プロジェクト結の活動に参加し、学校のブランコのペンキ塗りをするWyjuana
3月12日のバスケイベントに向けて、いろいろな方に話を伺っていた1月から3月。石巻の先生に会い行ったとき、ちょうどプロジェクト結のボランティアの振り返り作業を行っており、その振り返り会を見学させてもらえることになった。
50歳程度の年長者から高校三年生まで、会社の社会貢献活動の一環として来た人もいれば、自費でボランティアに来ている人、そのバックグラウンドは様々だった。
その中で、高校3年生の女の子が目に涙を一杯にためて話した言葉を、僕は一生忘れることはないだろう。
「友達に、自分でお金払って、休日まで潰してまでなんで東北なんかに行くのって聞かれた時に、胸を張って”誰かの役に立ちたい”って言うことができなかった」
そのおとなしそうな女の子は大学では心理学を学び、人の心のケアをしたいという。活動の一週間のうち、始めの方の日程で体調を崩してしまい、力仕事にあまり参加できなかったようだった。
「人の役に立ちたいって来たのに、迷惑をかけてしまった。同じ高校生でも、大人に積極的に声をかけてリードしていた人もいた。みんなみたいに、もっと強くなりたい。こんな自分で悔しい。」
何か、この風景はおかしくないだろうか。
人の役に立ちたいと心の底から思っていて、行動に移したその心優しい女の子が、ただ、ただ涙を流すその姿に、僕はぶつけようのない怒りと自分の無力さ、そしてこの日本の惨状を見た気がした。
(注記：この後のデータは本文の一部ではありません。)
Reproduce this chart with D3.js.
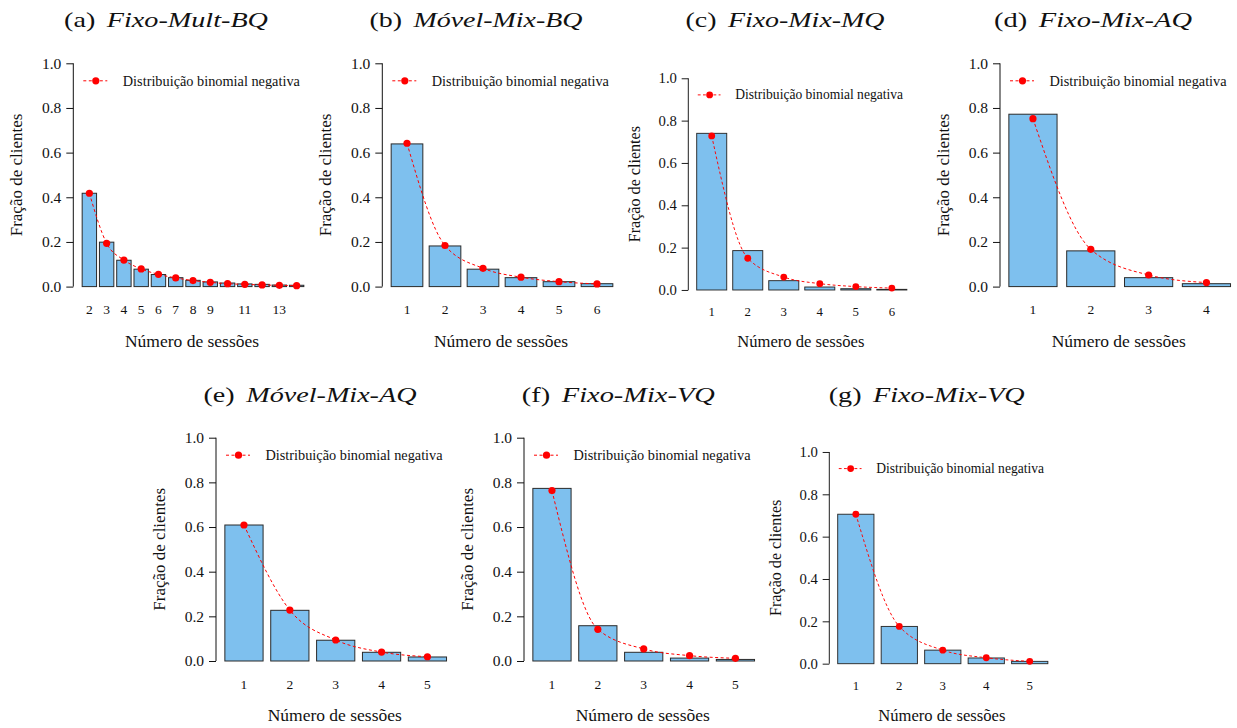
<!DOCTYPE html>
<html>
<head>
<meta charset="utf-8">
<script src="https://cdn.jsdelivr.net/npm/d3@7"></script>
<style>
  html, body { margin: 0; padding: 0; background: #ffffff; }
  svg { display: block; }
  text { font-family: "Liberation Serif", "Times New Roman", serif; fill: #111; }
</style>
</head>
<body>
<svg id="chart" width="1237" height="728"></svg>
<script>
// ---- data: observed fraction of clients per number of sessions, and negative binomial fit ----
const titleLetters = ["(a)", "(b)", "(c)", "(d)", "(e)", "(f)", "(g)"];
const titleNames = ["Fixo-Mult-BQ", "Móvel-Mix-BQ", "Fixo-Mix-MQ", "Fixo-Mix-AQ", "Móvel-Mix-AQ", "Fixo-Mix-VQ", "Fixo-Mix-VQ"];

const sessionsA = [2, 3, 4, 5, 6, 7, 8, 9, 10, 11, 12, 13, 14];
const ticksA = ["2", "3", "4", "5", "6", "7", "8", "9", "", "11", "", "13", ""];
const observedA = [0.418, 0.199, 0.118, 0.078, 0.054, 0.040, 0.028, 0.021, 0.016, 0.012, 0.010, 0.007, 0.006];
const fittedA = [0.418, 0.194, 0.119, 0.079, 0.055, 0.039, 0.027, 0.019, 0.013, 0.010, 0.0075, 0.0055, 0.004];

const sessionsB = [1, 2, 3, 4, 5, 6];
const ticksB = ["1", "2", "3", "4", "5", "6"];
const observedB = [0.639, 0.182, 0.078, 0.040, 0.022, 0.013];
const fittedB = [0.642, 0.184, 0.082, 0.042, 0.022, 0.012];

const sessionsC = [1, 2, 3, 4, 5, 6];
const ticksC = ["1", "2", "3", "4", "5", "6"];
const observedC = [0.740, 0.186, 0.044, 0.014, 0.006, 0.003];
const fittedC = [0.728, 0.150, 0.061, 0.030, 0.016, 0.009];

const sessionsD = [1, 2, 3, 4];
const ticksD = ["1", "2", "3", "4"];
const observedD = [0.772, 0.160, 0.040, 0.013];
const fittedD = [0.752, 0.167, 0.052, 0.018];

const sessionsE = [1, 2, 3, 4, 5];
const ticksE = ["1", "2", "3", "4", "5"];
const observedE = [0.609, 0.227, 0.093, 0.039, 0.018];
const fittedE = [0.609, 0.228, 0.094, 0.040, 0.019];

const sessionsF = [1, 2, 3, 4, 5];
const ticksF = ["1", "2", "3", "4", "5"];
const observedF = [0.773, 0.158, 0.039, 0.013, 0.007];
const fittedF = [0.763, 0.142, 0.054, 0.024, 0.012];

const sessionsG = [1, 2, 3, 4, 5];
const ticksG = ["1", "2", "3", "4", "5"];
const observedG = [0.706, 0.176, 0.064, 0.027, 0.011];
const fittedG = [0.706, 0.176, 0.064, 0.028, 0.011];

const yTicks = [0, 0.2, 0.4, 0.6, 0.8, 1.0];
const legendLabel = "Distribuição binomial negativa";
const xAxisTitle = "Número de sessões";
const yAxisTitle = "Fração de clientes";

// ---- layout of the seven panels (plot origin = y axis at value 1.0) ----
const panelLayout = [
  { ox: 73.3,  oy: 63.3,  s: 1,     tx: 166,   ty: 27,  tw: 204 },
  { ox: 382.3, oy: 63.3,  s: 1,     tx: 476,   ty: 27,  tw: 213 },
  { ox: 688.3, oy: 78.3,  s: 0.948, tx: 785,   ty: 27,  tw: 199 },
  { ox: 1000,  oy: 63.3,  s: 1,     tx: 1093,  ty: 27,  tw: 198 },
  { ox: 216,   oy: 437.7, s: 1,     tx: 310,   ty: 402, tw: 213 },
  { ox: 524,   oy: 437.7, s: 1,     tx: 618.3, ty: 402, tw: 193 },
  { ox: 829.3, oy: 452,   s: 0.948, tx: 926.7, ty: 402, tw: 196 }
];

const panelData = [
  [sessionsA, ticksA, observedA, fittedA],
  [sessionsB, ticksB, observedB, fittedB],
  [sessionsC, ticksC, observedC, fittedC],
  [sessionsD, ticksD, observedD, fittedD],
  [sessionsE, ticksE, observedE, fittedE],
  [sessionsF, ticksF, observedF, fittedF],
  [sessionsG, ticksG, observedG, fittedG]
];

const PW = 239.4, PH = 223.3;   // plot region size at scale 1
const barFill = "#7EC0EE", barStroke = "#2a2a2a", fitColor = "#ff0000";

const svg = d3.select("#chart");

panelData.forEach(([sessions, ticks, observed, fitted], i) => {
  const L = panelLayout[i];

  // panel caption
  const title = svg.append("text")
    .attr("x", L.tx).attr("y", L.ty)
    .attr("text-anchor", "middle")
    .attr("font-size", 22)
    .attr("textLength", L.tw)
    .attr("lengthAdjust", "spacingAndGlyphs");
  title.append("tspan").text(titleLetters[i]);
  title.append("tspan").attr("dx", 9).attr("font-style", "italic").text(titleNames[i]);

  const g = svg.append("g")
    .attr("transform", `translate(${L.ox},${L.oy}) scale(${L.s})`);

  const x = d3.scaleBand()
    .domain(sessions)
    .range([PW * 0.04 / 1.08, PW * 1.04 / 1.08])
    .paddingInner(1 / 6)
    .paddingOuter(0);
  const y = d3.scaleLinear().domain([0, 1]).range([PH, 0]);

  // bars
  g.selectAll("rect.bar")
    .data(sessions.map((k, j) => ({ k, v: observed[j] })))
    .join("rect")
    .attr("class", "bar")
    .attr("x", d => x(d.k))
    .attr("y", d => y(d.v))
    .attr("width", x.bandwidth())
    .attr("height", d => y(0) - y(d.v))
    .attr("fill", barFill)
    .attr("stroke", barStroke)
    .attr("stroke-width", 1);

  // fitted distribution curve and points
  const pts = sessions.map((k, j) => [x(k) + x.bandwidth() / 2, y(fitted[j])]);
  g.append("path")
    .attr("d", d3.line().curve(d3.curveMonotoneX)(pts))
    .attr("fill", "none")
    .attr("stroke", fitColor)
    .attr("stroke-width", 1)
    .attr("stroke-dasharray", "3,2.5");
  g.selectAll("circle.fit")
    .data(pts)
    .join("circle")
    .attr("class", "fit")
    .attr("cx", d => d[0]).attr("cy", d => d[1])
    .attr("r", 3.6)
    .attr("fill", fitColor);

  // y axis
  const yAxis = d3.axisLeft(y).tickValues(yTicks).tickFormat(d3.format(".1f")).tickSize(7).tickPadding(5);
  const ya = g.append("g").call(yAxis);
  ya.select(".domain").attr("stroke", "#111").attr("d", `M0,${y(0)}V${y(1)}`);
  ya.selectAll(".tick line").attr("stroke", "#111");
  ya.selectAll(".tick text")
    .attr("font-family", "Liberation Serif, serif")
    .attr("font-size", 15.5)
    .attr("fill", "#111");

  // x category labels (no axis line)
  const xa = g.append("g").attr("transform", `translate(0,${PH})`)
    .call(d3.axisBottom(x).tickFormat((d, j) => ticks[j]).tickSize(0).tickPadding(18));
  xa.select(".domain").remove();
  xa.selectAll(".tick text")
    .attr("font-family", "Liberation Serif, serif")
    .attr("font-size", 13.5)
    .attr("fill", "#111");

  // axis titles
  g.append("text")
    .attr("x", PW / 2 - 1).attr("y", PH + 60)
    .attr("text-anchor", "middle")
    .attr("font-size", 17.5)
    .text(xAxisTitle);
  g.append("text")
    .attr("transform", `translate(-51,${PH / 2}) rotate(-90)`)
    .attr("text-anchor", "middle")
    .attr("font-size", 17)
    .text(yAxisTitle);

  // legend
  const lg = g.append("g").attr("transform", "translate(0,17.5)");
  lg.append("line")
    .attr("x1", 10).attr("x2", 34).attr("y1", 0).attr("y2", 0)
    .attr("stroke", fitColor).attr("stroke-width", 1).attr("stroke-dasharray", "3,2.5");
  lg.append("circle").attr("cx", 22.5).attr("cy", 0).attr("r", 3.6).attr("fill", fitColor);
  lg.append("text")
    .attr("x", 49.5).attr("y", 0).attr("dy", "0.33em")
    .attr("font-size", 14.3)
    .text(legendLabel);
});
</script>
</body>
</html>
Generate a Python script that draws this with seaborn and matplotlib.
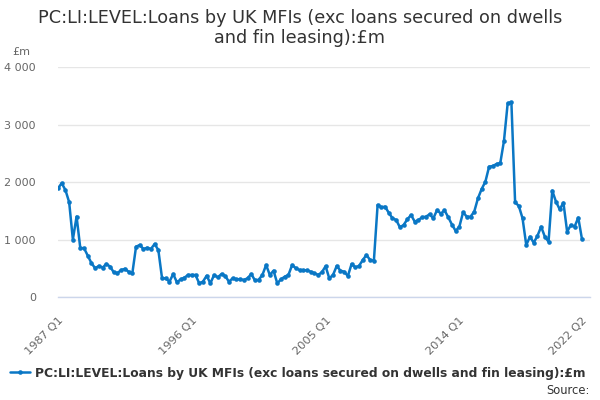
import numpy as np
import pandas as pd
import matplotlib
matplotlib.use('Agg')
import matplotlib.pyplot as plt
import seaborn as sns
from matplotlib.ticker import FuncFormatter

# 数据：1987 Q1 - 2022 Q2 季度数据（£m）
quarters = pd.period_range('1987Q1', '2022Q2', freq='Q').strftime('%Y Q%q').tolist()
values = [
    1890, 1980, 1860, 1650, 1000, 1400, 850, 850, 720, 590,
    500, 540, 510, 575, 530, 430, 415, 470, 490, 440,
    412, 875, 904, 835, 857, 835, 922, 817, 325, 325,
    267, 400, 255, 308, 336, 383, 383, 383, 238, 267,
    370, 238, 383, 342, 400, 365, 267, 325, 308, 308,
    296, 325, 400, 290, 300, 383, 556, 383, 458, 238,
    308, 353, 383, 556, 500, 470, 465, 465, 440, 412,
    385, 430, 535, 325, 383, 540, 458, 440, 365, 574,
    516, 540, 643, 730, 643, 631, 1600, 1560, 1571, 1466,
    1369, 1340, 1212, 1252, 1351, 1426, 1310, 1340, 1386, 1397,
    1438, 1369, 1513, 1450, 1507, 1390, 1260, 1150, 1223, 1473,
    1397, 1397, 1484, 1716, 1878, 2005, 2266, 2278, 2313, 2325,
    2713, 3368, 3386, 1647, 1583, 1369, 904, 1049, 944, 1061,
    1223, 1049, 962, 1849, 1657, 1525, 1640, 1136, 1252, 1223,
    1380, 1003,
]
series_name = 'PC:LI:LEVEL:Loans by UK MFIs (exc loans secured on dwells and fin leasing):£m'
tick_pos = [0, 9, 18, 27, 36, 45, 54, 63, 72, 81, 90, 99, 108, 117, 126, 135, 141]
label_pos = {0: '1987 Q1', 36: '1996 Q1', 72: '2005 Q1', 108: '2014 Q1', 141: '2022 Q2'}

df = pd.DataFrame({'idx': np.arange(len(values)), 'quarter': quarters, 'value': values})

sns.set_theme(style='white')
plt.rcParams['font.family'] = ['DejaVu Sans']

fig = plt.figure(figsize=(6, 4), dpi=100)
ax = fig.add_axes([58 / 600, 1 - 297 / 400, 532 / 600, 230 / 400])

line_color = '#0a77c5'
sns.lineplot(data=df, x='idx', y='value', ax=ax, color=line_color, linewidth=1.8,
             marker='o', markersize=3.3, markeredgewidth=0, label=series_name, legend=False)

ax.set_xlim(0, 141 * 532 / 524)
ax.set_ylim(0, 4000)
ax.set_yticks([0, 1000, 2000, 3000, 4000])
ax.yaxis.set_major_formatter(FuncFormatter(lambda v, p: f'{int(v):,}'.replace(',', ' ')))
ax.grid(axis='y', color='#e6e6e6', linewidth=1)
ax.set_axisbelow(True)

ax.set_xticks(tick_pos)
ax.set_xticklabels([label_pos.get(p, '') for p in tick_pos], rotation=45, ha='right',
                   rotation_mode='anchor')
ax.tick_params(axis='x', length=10, width=1, color='#ccd6eb', labelsize=8.2, labelcolor='#666666', pad=3)
ax.tick_params(axis='y', length=0, labelsize=8, labelcolor='#666666', pad=16)

for s in ['top', 'right', 'left']:
    ax.spines[s].set_visible(False)
ax.spines['bottom'].set_color('#ccd6eb')
ax.spines['bottom'].set_linewidth(1)
ax.set_xlabel('')
ax.set_ylabel('')

fig.text(0.5, 1 - 28 / 400,
         'PC:LI:LEVEL:Loans by UK MFIs (exc loans secured on dwells\nand fin leasing):£m',
         ha='center', va='center', fontsize=12.7, color='#333333', linespacing=1.15)
fig.text(12 / 600, 1 - 52 / 400, '£m', ha='left', va='center', fontsize=8, color='#666666')

handles, labels = ax.get_legend_handles_labels()
fig.legend(handles, labels, loc='center left', bbox_to_anchor=(4 / 600, 1 - 373 / 400),
           frameon=False, handlelength=1.6, handletextpad=0.4, borderpad=0,
           prop={'weight': 'bold', 'size': 8.8}, labelcolor='#333333')
fig.text(590 / 600, 1 - 390 / 400, 'Source:', ha='right', va='center', fontsize=8.3, color='#333333')

fig.savefig('out.png', dpi=100)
なんと貧しい社会だろう。たくさんの命がなくなった大震災の直後、自然に苦しむ人の役に立ちたいと思った結果が、その人自身の心の苦しみを生むことになるなんて。
経済発展を追い続けた日本。その行き着く先に求めていたのはこんな現状だったのだろうか。戦後、復興を胸に生き抜いた先人たちは決してこんな未来を描いていなかっただろう。誤った経済発展の終着地点に到達してしまったこの日本。もう一度、光のある方向がどこなのか地図を描き、誰でもそこまで行けるようなレールを強い意志で構築していかなければならない。
泣いていた女の子へ。
本当にごめん。僕らが大人が不甲斐ないせいで、苦しい思いをさせてしまった。
10年後、20年後、また彼女にあうことができたとしたら、彼女は笑顔でいられる社会になっているだろうか。10年後、20年後、心優しい高校生が苦しむ人たちに手を差し伸べたとき、生きる喜びと出会えるような社会となっているだろうか。もし、そうなっていなかったとしたら僕はまた無力感に包まれ、今度は僕自身がその環境を日本に作り出した一級戦犯の一人として、罪悪感に苛まれることになるだろう。
僕だって時に不安になるし、信じたい。3月12日の東北でのバスケ教室が、少しでも子供たちの明日を照らす光につながっていくものだったということを。
走っていきたい、困っている人を助けることが賞賛され、誰かのための小さな挑戦が生きる喜びの連鎖を生む、そんなことが近い将来、当たり前の社会になっているように。